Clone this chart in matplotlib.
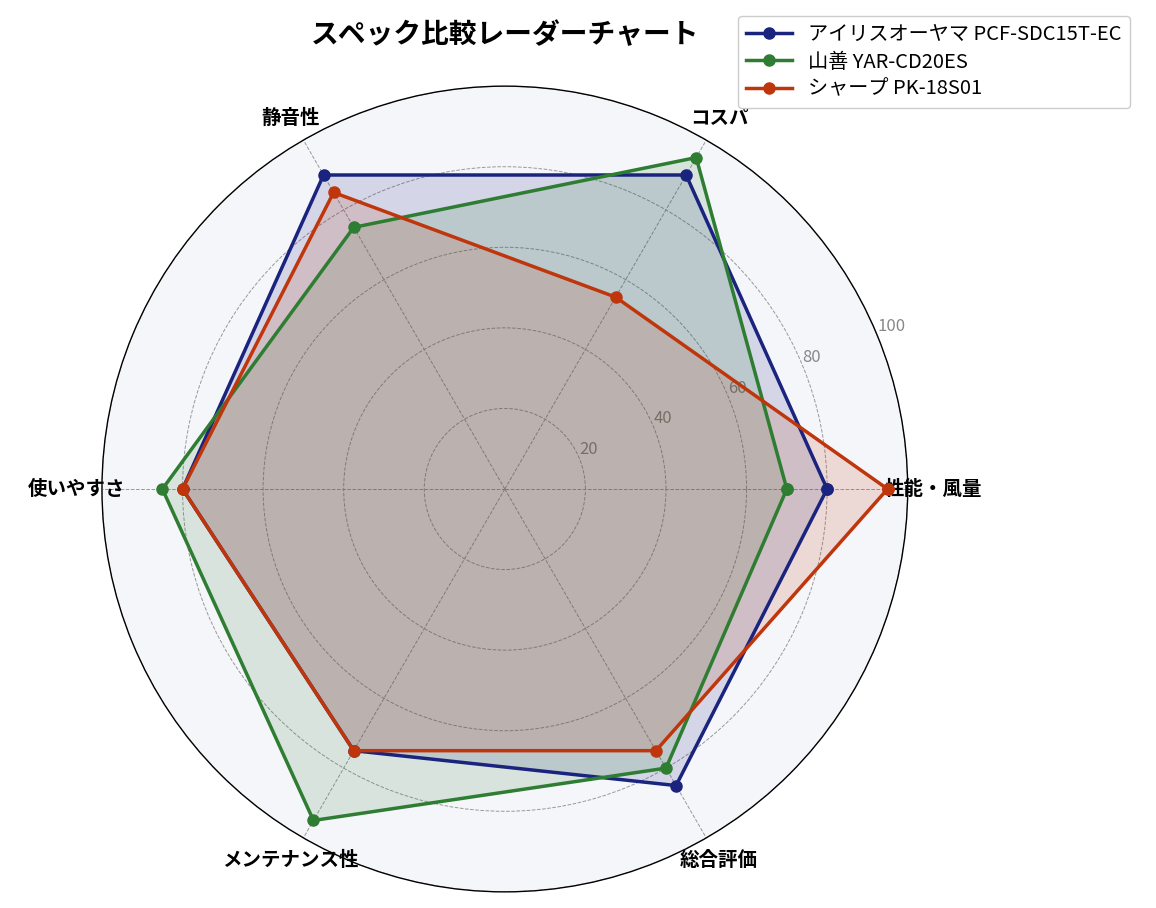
import numpy as np
import matplotlib
matplotlib.use("Agg")
import matplotlib.pyplot as plt

plt.rcParams["font.family"] = ["Noto Sans CJK JP", "DejaVu Sans"]

# ── data ──────────────────────────────────────────────────────────────────────
categories = ["性能・風量", "コスパ", "静音性", "使いやすさ", "メンテナンス性", "総合評価"]
models = ["アイリスオーヤマ PCF-SDC15T-EC", "山善 YAR-CD20ES", "シャープ PK-18S01"]
iris = [80, 90, 90, 80, 75, 85]
yamazen = [70, 95, 75, 85, 95, 80]
sharp = [95, 55, 85, 80, 75, 75]
colors = ["#1a237e", "#2e7d32", "#bf360c"]
r_ticks = [20, 40, 60, 80, 100]

series = [iris, yamazen, sharp]
angles = np.linspace(0, 2 * np.pi, len(categories), endpoint=False)
angles_closed = np.concatenate([angles, angles[:1]])

fig = plt.figure(figsize=(11.56, 9.08), dpi=100)
ax = fig.add_axes([0.0882, 0.0176, 0.697, 0.8877], projection="polar")
ax.set_facecolor("#f5f6fa")

for vals, name, col in zip(series, models, colors):
    v = np.concatenate([vals, vals[:1]])
    ax.plot(angles_closed, v, color=col, lw=2.5, marker="o", ms=8, label=name, zorder=3)
    ax.fill(angles_closed, v, color=col, alpha=0.15, zorder=2)

ax.set_ylim(0, 100)
ax.set_yticks(r_ticks)
ax.set_yticklabels([str(t) for t in r_ticks], color="#888888", fontsize=12)
ax.set_rlabel_position(22.5)
ax.set_xticks(angles)
ax.set_xticklabels(categories, fontsize=14, fontweight="bold")
ax.tick_params(axis="x", pad=8)
ax.grid(True, color="#999999", linestyle="--", linewidth=0.7)
ax.spines["polar"].set_color("black")
ax.spines["polar"].set_linewidth(1.0)

fig.text(0.437, 0.961, "スペック比較レーダーチャート", ha="center", va="center",
         fontsize=20, fontweight="bold")
ax.legend(loc="upper right", bbox_to_anchor=(0.9862, 0.993), bbox_transform=fig.transFigure,
          fontsize=14.5, framealpha=1.0, borderpad=0.4, labelspacing=0.3,
          handlelength=2.3)

fig.savefig("out.png", dpi=100)
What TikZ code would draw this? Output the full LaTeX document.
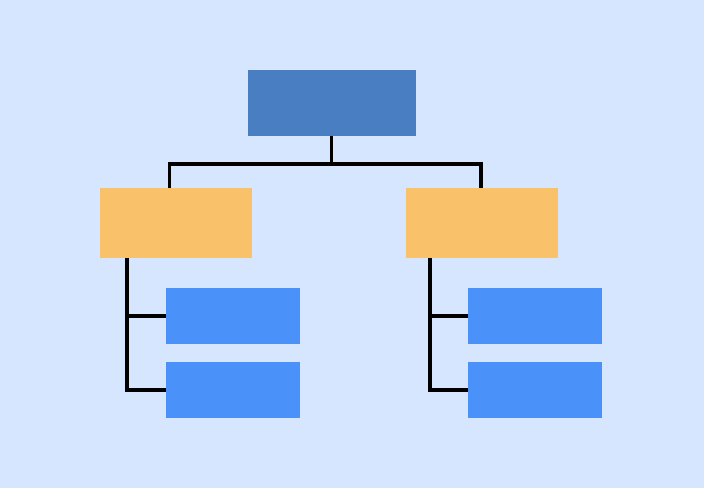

....

EXERCISE DIRECTIONS ▸ Without the pictures, copy the entries from their first line through the line containing "ax.fill(angles_closed, v, color=col, alpha=0.15, zorder=2)", and only those lines.

ANSWER TO THE PROBLEM ▸
Clone this chart in matplotlib.
import numpy as np
import matplotlib
matplotlib.use("Agg")
import matplotlib.pyplot as plt

plt.rcParams["font.family"] = ["Noto Sans CJK JP", "DejaVu Sans"]

# ── data ──────────────────────────────────────────────────────────────────────
categories = ["性能・風量", "コスパ", "静音性", "使いやすさ", "メンテナンス性", "総合評価"]
models = ["アイリスオーヤマ PCF-SDC15T-EC", "山善 YAR-CD20ES", "シャープ PK-18S01"]
iris = [80, 90, 90, 80, 75, 85]
yamazen = [70, 95, 75, 85, 95, 80]
sharp = [95, 55, 85, 80, 75, 75]
colors = ["#1a237e", "#2e7d32", "#bf360c"]
r_ticks = [20, 40, 60, 80, 100]

series = [iris, yamazen, sharp]
angles = np.linspace(0, 2 * np.pi, len(categories), endpoint=False)
angles_closed = np.concatenate([angles, angles[:1]])

fig = plt.figure(figsize=(11.56, 9.08), dpi=100)
ax = fig.add_axes([0.0882, 0.0176, 0.697, 0.8877], projection="polar")
ax.set_facecolor("#f5f6fa")

for vals, name, col in zip(series, models, colors):
    v = np.concatenate([vals, vals[:1]])
    ax.plot(angles_closed, v, color=col, lw=2.5, marker="o", ms=8, label=name, zorder=3)
    ax.fill(angles_closed, v, color=col, alpha=0.15, zorder=2)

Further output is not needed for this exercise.